* **Goal of the exercise**: Retype, please, the listing from its opening line through the line that contains "const height = 587", both included, without the pictures.

Begin Supplied information

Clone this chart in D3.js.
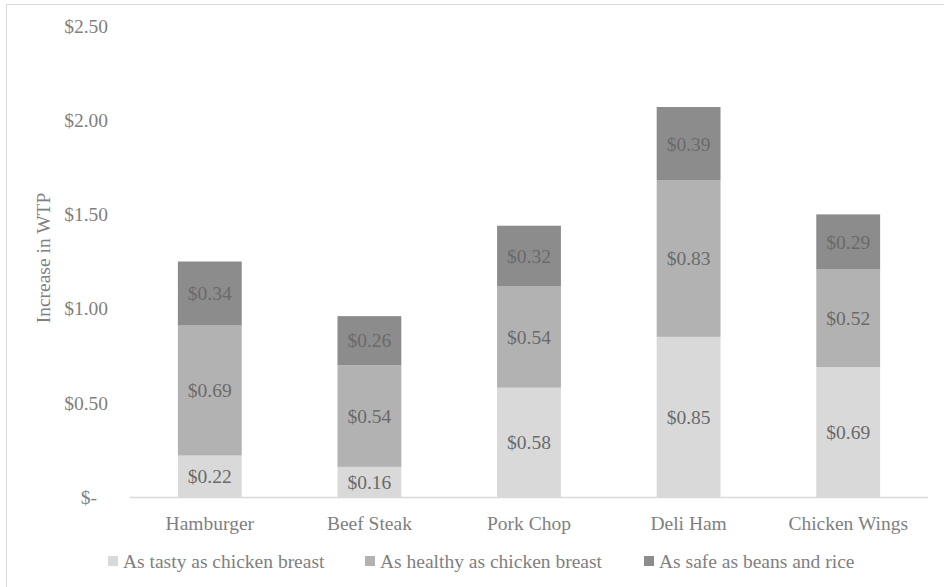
<!DOCTYPE html>
<html>
<head>
<meta charset="utf-8">
<script src="https://cdn.jsdelivr.net/npm/d3@7"></script>
<style>
  body { margin: 0; background: #fff; }
  text { font-family: "Liberation Serif", "Times New Roman", serif; }
</style>
</head>
<body>
<script>
const width = 944
const height = 587

const categories = ['Hamburger', 'Beef Steak', 'Pork Chop', 'Deli Ham', 'Chicken Wings']
const seriesNames = ['As tasty as chicken breast', 'As healthy as chicken breast', 'As safe as beans and rice']
const tasty = [0.22, 0.16, 0.58, 0.85, 0.69]
const healthy = [0.69, 0.54, 0.54, 0.83, 0.52]
const safe = [0.34, 0.26, 0.32, 0.39, 0.29]
const yTicks = [0, 0.5, 1.0, 1.5, 2.0, 2.5]
const colors = ['#d9d9d9', '#b2b2b2', '#8c8c8c']

const margin = {top: 26, right: 16, bottom: 90, left: 130}

// table for the stack
const rows = categories.map((c, i) => ({cat: c, s0: tasty[i], s1: healthy[i], s2: safe[i]}))
const stacked = d3.stack().keys(['s0', 's1', 's2'])(rows)

const x = d3.scaleBand()
    .domain(categories)
    .range([margin.left, width - margin.right])
    .paddingInner(0.6)
    .paddingOuter(0.3)

const y = d3.scaleLinear()
    .domain([0, 2.5])
    .range([height - margin.bottom, margin.top])

const svg = d3.select('body').append('svg')
    .attr('width', width)
    .attr('height', height)

// chart border
svg.append('rect')
    .attr('x', 6.5)
    .attr('y', 4.5)
    .attr('width', 940)
    .attr('height', 600)
    .attr('fill', 'none')
    .attr('stroke', '#d9d9d9')
    .attr('stroke-width', 1)

const layers = svg.selectAll('g.layer')
    .data(stacked)
    .join('g')
    .attr('class', 'layer')
    .attr('fill', (d, i) => colors[i])

layers.selectAll('rect')
    .data(d => d)
    .join('rect')
    .attr('x', d => x(d.data.cat))
    .attr('y', d => y(d[1]))
    .attr('width', x.bandwidth())
    .attr('height', d => y(d[0]) - y(d[1]))

// data labels
stacked.forEach(layer => {
    svg.append('g').selectAll('text')
        .data(layer)
        .join('text')
        .attr('x', d => x(d.data.cat) + x.bandwidth() / 2)
        .attr('y', d => (y(d[0]) + y(d[1])) / 2)
        .attr('dy', '0.35em')
        .attr('text-anchor', 'middle')
        .style('font-size', '19.5px')
        .style('fill', '#6a6a6a')
        .text(d => '$' + (d[1] - d[0]).toFixed(2))
})

// x axis line
svg.append('line')
    .attr('x1', margin.left)
    .attr('x2', width - margin.right)
    .attr('y1', y(0) + 0.5)
    .attr('y2', y(0) + 0.5)
    .style('stroke', '#d9d9d9')
    .style('stroke-width', 1.5)

const xAxis = svg.append('g')
    .attr('transform', `translate(0,${y(0)})`)
    .call(d3.axisBottom(x).tickSize(0).tickPadding(19))
xAxis.select('.domain').remove()
xAxis.selectAll('text')
    .style('font-size', '19.5px')
    .style('fill', '#808080')
    .style('font-family', '"Liberation Serif", serif')

const yAxis = svg.append('g')
    .attr('transform', `translate(108,0)`)
    .call(d3.axisLeft(y).tickValues(yTicks).tickSize(0).tickPadding(0)
        .tickFormat(d => d === 0 ? '$-' : '$' + d.toFixed(2)))
yAxis.select('.domain').remove()
yAxis.selectAll('text')
    .style('font-size', '19.5px')
    .style('fill', '#808080')
    .style('font-family', '"Liberation Serif", serif')
    .attr('x', d => d === 0 ? -11 : 0)

svg.append('text')
    .attr('transform', `translate(43,258) rotate(-90)`)
    .attr('text-anchor', 'middle')
    .attr('dy', '0.35em')
    .style('font-size', '19.5px')
    .style('fill', '#808080')
    .text('Increase in WTP')

// legend
const legendX = [108, 365, 644]
const legend = svg.append('g')
    .selectAll('g')
    .data(seriesNames)
    .join('g')
    .attr('transform', (d, i) => `translate(${legendX[i]},561)`)

legend.append('rect')
    .attr('x', 0)
    .attr('y', -5)
    .attr('width', 10)
    .attr('height', 10)
    .attr('fill', (d, i) => colors[i])

legend.append('text')
    .attr('x', 15)
    .attr('dy', '0.35em')
    .style('font-size', '19.5px')
    .style('fill', '#808080')
    .text(d => d)
</script>
</body>
</html>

End Supplied information

* **Task solution**:
Clone this chart in D3.js.
<!DOCTYPE html>
<html>
<head>
<meta charset="utf-8">
<script src="https://cdn.jsdelivr.net/npm/d3@7"></script>
<style>
  body { margin: 0; background: #fff; }
  text { font-family: "Liberation Serif", "Times New Roman", serif; }
</style>
</head>
<body>
<script>
const width = 944
const height = 587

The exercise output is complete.